Task directions: Copy everything from the line with "Convert this chart to matplotlib code." down to the line with "fill=False, edgecolor='#868686', linewidth=1.8))", inclusive of both, exactly as written; leave out all pictures.

--- START OF Source material ---

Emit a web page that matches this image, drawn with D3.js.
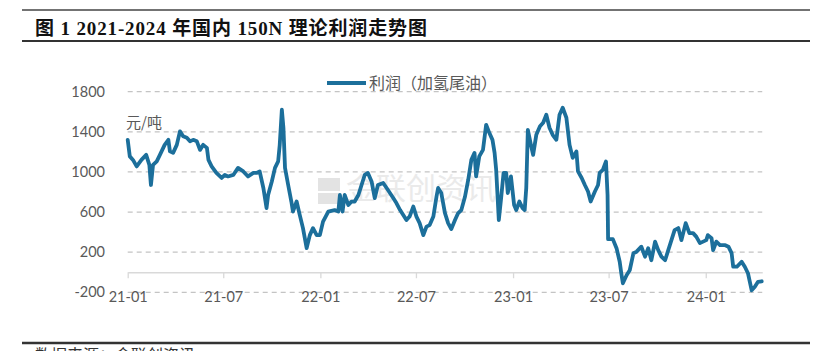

--- END OF Source material ---
--- START OF Source material ---

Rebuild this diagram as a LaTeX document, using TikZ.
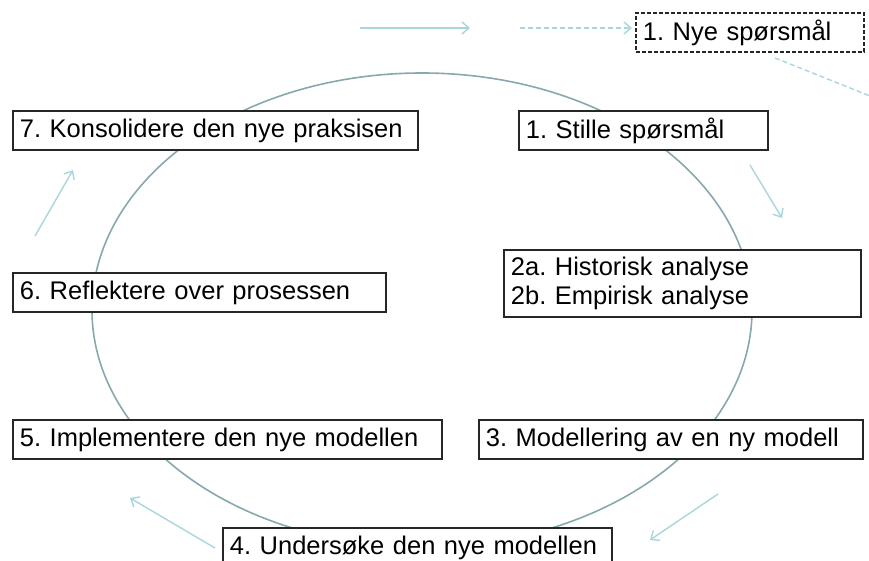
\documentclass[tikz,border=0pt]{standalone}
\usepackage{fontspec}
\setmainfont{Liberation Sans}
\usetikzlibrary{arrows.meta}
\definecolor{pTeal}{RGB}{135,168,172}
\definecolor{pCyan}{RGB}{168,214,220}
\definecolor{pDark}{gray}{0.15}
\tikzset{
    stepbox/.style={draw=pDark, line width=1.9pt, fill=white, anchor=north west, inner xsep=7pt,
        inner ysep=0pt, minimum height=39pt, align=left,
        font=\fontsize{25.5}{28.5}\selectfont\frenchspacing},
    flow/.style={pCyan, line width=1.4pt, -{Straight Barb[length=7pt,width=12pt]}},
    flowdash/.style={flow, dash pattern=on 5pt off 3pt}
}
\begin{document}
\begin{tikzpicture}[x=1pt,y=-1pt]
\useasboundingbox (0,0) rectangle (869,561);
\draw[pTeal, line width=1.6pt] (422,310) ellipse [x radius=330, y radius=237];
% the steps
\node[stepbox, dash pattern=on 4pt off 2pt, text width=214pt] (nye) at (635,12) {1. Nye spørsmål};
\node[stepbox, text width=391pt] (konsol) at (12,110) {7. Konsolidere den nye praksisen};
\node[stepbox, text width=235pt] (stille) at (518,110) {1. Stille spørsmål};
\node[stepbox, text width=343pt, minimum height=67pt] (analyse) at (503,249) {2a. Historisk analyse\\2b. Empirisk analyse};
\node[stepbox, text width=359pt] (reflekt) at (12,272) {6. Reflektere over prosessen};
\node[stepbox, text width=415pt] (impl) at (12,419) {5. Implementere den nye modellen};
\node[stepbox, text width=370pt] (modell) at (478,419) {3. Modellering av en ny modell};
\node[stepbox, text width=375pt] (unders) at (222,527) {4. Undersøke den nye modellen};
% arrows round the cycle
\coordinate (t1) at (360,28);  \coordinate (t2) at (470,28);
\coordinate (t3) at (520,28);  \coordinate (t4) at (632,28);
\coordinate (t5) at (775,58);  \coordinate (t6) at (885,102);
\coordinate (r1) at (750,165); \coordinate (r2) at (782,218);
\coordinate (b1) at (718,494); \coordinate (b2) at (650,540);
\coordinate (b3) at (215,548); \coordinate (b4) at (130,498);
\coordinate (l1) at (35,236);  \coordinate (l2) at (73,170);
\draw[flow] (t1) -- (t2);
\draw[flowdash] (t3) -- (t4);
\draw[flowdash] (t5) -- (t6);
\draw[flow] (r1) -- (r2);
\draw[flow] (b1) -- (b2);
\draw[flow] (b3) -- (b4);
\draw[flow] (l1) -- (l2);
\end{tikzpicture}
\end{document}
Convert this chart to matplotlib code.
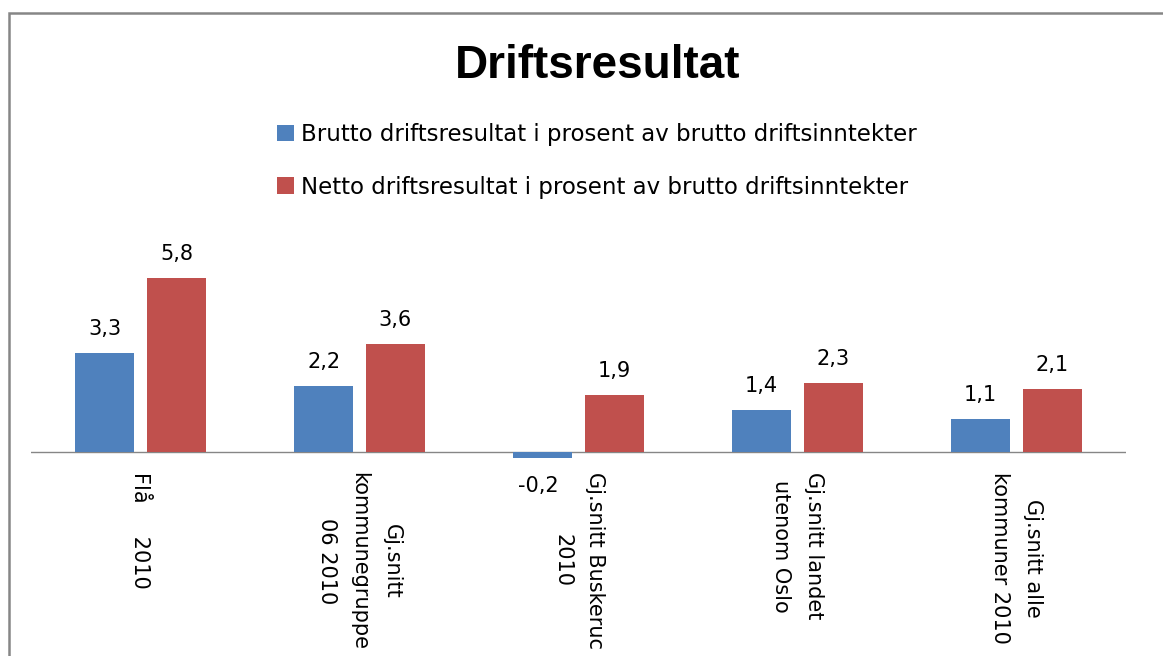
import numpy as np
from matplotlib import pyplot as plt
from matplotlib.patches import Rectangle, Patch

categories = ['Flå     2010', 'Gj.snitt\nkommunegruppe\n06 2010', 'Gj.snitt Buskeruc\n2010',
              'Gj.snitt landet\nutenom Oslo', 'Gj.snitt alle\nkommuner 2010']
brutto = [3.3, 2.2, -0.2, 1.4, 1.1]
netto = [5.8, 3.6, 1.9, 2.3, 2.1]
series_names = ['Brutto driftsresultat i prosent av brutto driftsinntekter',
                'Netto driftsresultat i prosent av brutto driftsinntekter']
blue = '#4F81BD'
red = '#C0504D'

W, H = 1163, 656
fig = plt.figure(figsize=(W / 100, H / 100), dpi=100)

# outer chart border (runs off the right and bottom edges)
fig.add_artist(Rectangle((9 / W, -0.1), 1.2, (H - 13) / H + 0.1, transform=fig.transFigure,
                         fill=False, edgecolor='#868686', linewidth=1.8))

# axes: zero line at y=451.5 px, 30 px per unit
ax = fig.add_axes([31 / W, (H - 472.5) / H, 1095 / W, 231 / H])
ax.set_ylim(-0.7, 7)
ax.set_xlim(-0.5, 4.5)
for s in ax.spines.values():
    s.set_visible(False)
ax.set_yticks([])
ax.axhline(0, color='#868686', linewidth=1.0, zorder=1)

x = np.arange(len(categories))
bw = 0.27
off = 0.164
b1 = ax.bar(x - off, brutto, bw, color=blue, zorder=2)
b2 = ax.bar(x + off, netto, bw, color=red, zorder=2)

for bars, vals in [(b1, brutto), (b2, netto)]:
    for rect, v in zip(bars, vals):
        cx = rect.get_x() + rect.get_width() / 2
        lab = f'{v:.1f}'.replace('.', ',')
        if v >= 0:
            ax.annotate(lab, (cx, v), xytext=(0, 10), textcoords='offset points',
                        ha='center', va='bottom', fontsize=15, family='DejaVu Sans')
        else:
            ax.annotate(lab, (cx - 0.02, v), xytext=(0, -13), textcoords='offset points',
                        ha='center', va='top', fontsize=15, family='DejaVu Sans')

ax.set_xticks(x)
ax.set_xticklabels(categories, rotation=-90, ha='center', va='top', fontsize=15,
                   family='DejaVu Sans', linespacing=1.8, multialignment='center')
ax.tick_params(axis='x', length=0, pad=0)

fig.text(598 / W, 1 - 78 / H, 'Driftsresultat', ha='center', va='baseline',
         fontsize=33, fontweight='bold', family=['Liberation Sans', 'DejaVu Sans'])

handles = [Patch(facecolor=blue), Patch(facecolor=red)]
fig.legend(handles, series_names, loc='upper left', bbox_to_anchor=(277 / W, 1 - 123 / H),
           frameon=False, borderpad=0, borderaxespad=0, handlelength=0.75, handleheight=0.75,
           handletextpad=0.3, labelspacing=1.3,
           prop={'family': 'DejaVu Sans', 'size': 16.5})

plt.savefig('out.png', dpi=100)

--- END OF Source material ---
--- START OF Source material ---

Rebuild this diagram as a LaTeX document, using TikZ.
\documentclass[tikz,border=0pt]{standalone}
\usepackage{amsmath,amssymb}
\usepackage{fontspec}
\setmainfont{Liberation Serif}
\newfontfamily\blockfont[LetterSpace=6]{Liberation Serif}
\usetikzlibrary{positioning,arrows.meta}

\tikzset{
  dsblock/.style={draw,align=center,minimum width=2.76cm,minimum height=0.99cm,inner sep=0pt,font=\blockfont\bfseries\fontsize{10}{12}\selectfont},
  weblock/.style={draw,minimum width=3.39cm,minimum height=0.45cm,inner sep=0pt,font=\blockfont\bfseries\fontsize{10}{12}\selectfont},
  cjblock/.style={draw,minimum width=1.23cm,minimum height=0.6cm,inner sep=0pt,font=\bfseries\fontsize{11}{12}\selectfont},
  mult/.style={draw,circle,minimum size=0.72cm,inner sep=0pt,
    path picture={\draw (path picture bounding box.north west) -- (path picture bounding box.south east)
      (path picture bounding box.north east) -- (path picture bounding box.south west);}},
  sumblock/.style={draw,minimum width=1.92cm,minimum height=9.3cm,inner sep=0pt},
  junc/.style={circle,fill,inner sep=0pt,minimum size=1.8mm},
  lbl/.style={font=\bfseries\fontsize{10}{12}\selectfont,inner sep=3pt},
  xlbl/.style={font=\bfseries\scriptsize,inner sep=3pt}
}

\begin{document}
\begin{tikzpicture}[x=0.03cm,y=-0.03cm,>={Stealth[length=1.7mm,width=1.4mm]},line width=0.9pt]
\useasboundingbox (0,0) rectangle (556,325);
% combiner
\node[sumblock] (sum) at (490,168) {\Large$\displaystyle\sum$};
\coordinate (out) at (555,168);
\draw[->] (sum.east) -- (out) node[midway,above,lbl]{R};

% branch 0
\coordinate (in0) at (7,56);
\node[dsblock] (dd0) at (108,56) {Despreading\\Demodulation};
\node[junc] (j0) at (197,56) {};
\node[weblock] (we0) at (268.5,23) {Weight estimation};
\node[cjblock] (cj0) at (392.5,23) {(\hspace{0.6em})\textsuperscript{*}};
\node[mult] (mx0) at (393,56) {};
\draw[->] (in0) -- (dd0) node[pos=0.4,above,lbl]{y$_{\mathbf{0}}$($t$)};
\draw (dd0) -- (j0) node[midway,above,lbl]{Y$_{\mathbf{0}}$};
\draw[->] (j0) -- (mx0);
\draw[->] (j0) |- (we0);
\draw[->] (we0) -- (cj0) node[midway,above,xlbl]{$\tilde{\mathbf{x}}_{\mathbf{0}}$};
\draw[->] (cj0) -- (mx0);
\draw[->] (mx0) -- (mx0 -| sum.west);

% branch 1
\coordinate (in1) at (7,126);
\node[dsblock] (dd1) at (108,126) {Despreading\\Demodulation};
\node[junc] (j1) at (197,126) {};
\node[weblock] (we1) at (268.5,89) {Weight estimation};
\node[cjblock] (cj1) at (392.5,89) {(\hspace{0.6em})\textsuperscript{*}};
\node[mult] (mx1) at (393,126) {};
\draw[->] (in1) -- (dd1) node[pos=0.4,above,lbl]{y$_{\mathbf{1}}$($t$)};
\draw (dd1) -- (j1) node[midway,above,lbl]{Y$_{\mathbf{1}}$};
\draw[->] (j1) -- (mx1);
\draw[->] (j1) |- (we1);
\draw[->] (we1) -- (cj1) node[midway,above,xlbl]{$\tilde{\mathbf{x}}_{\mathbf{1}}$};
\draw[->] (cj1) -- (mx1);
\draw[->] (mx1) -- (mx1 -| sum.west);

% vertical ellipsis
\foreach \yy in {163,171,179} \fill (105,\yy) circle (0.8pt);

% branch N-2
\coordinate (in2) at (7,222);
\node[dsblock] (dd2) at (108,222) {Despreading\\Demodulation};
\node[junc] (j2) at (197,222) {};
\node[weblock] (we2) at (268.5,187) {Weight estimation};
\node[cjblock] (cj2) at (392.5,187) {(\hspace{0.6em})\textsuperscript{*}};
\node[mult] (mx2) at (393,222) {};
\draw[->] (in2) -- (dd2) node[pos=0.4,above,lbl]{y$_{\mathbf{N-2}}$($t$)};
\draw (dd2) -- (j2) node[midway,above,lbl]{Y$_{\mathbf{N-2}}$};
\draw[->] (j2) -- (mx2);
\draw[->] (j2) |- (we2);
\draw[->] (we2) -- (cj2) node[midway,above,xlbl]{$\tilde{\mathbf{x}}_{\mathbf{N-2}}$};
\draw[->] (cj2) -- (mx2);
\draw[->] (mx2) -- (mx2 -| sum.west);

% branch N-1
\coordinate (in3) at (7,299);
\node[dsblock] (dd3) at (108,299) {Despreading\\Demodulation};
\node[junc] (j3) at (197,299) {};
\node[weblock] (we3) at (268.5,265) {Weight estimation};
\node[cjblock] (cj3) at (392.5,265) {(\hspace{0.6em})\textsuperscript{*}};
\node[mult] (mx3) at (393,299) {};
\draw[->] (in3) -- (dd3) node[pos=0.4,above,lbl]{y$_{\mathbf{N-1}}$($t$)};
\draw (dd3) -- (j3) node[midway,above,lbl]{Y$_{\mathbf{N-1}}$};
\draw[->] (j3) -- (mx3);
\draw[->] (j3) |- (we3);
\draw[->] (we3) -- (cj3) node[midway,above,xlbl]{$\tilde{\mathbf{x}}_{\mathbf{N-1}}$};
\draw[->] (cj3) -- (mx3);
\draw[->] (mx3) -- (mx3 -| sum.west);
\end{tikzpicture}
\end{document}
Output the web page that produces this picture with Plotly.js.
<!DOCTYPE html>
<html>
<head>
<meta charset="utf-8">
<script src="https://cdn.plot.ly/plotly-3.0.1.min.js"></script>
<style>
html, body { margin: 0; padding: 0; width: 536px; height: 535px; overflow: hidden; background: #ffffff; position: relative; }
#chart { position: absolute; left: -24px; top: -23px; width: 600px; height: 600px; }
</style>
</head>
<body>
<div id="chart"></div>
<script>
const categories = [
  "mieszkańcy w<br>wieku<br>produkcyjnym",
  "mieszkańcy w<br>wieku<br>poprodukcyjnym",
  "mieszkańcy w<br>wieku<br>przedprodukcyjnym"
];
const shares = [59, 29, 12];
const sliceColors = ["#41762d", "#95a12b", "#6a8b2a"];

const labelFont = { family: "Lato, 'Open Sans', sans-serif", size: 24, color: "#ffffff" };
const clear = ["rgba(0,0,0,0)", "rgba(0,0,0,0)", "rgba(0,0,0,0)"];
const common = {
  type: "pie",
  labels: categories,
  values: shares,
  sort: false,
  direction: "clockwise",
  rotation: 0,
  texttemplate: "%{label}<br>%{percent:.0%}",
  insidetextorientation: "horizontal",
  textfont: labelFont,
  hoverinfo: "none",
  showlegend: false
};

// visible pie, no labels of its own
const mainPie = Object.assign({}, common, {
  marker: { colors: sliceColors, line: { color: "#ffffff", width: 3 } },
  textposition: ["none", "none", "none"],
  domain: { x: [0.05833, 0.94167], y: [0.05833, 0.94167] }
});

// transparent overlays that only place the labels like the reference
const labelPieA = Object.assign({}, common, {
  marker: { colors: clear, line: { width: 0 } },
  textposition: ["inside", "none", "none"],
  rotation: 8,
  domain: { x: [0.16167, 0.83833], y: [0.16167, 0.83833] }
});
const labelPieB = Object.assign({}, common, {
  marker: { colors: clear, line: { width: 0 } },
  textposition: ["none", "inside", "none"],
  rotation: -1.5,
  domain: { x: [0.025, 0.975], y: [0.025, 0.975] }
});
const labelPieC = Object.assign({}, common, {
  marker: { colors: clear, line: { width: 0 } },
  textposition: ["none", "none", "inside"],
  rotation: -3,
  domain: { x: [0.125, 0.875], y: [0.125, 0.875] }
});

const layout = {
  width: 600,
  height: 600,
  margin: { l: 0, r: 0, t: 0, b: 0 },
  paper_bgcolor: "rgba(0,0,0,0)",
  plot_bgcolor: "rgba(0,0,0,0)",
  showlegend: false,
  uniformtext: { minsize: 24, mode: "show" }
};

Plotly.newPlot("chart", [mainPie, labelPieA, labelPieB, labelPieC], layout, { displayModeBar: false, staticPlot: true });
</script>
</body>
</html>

--- END OF Source material ---

Response to this task:
Convert this chart to matplotlib code.
import numpy as np
from matplotlib import pyplot as plt
from matplotlib.patches import Rectangle, Patch

categories = ['Flå     2010', 'Gj.snitt\nkommunegruppe\n06 2010', 'Gj.snitt Buskeruc\n2010',
              'Gj.snitt landet\nutenom Oslo', 'Gj.snitt alle\nkommuner 2010']
brutto = [3.3, 2.2, -0.2, 1.4, 1.1]
netto = [5.8, 3.6, 1.9, 2.3, 2.1]
series_names = ['Brutto driftsresultat i prosent av brutto driftsinntekter',
                'Netto driftsresultat i prosent av brutto driftsinntekter']
blue = '#4F81BD'
red = '#C0504D'

W, H = 1163, 656
fig = plt.figure(figsize=(W / 100, H / 100), dpi=100)

# outer chart border (runs off the right and bottom edges)
fig.add_artist(Rectangle((9 / W, -0.1), 1.2, (H - 13) / H + 0.1, transform=fig.transFigure,
                         fill=False, edgecolor='#868686', linewidth=1.8))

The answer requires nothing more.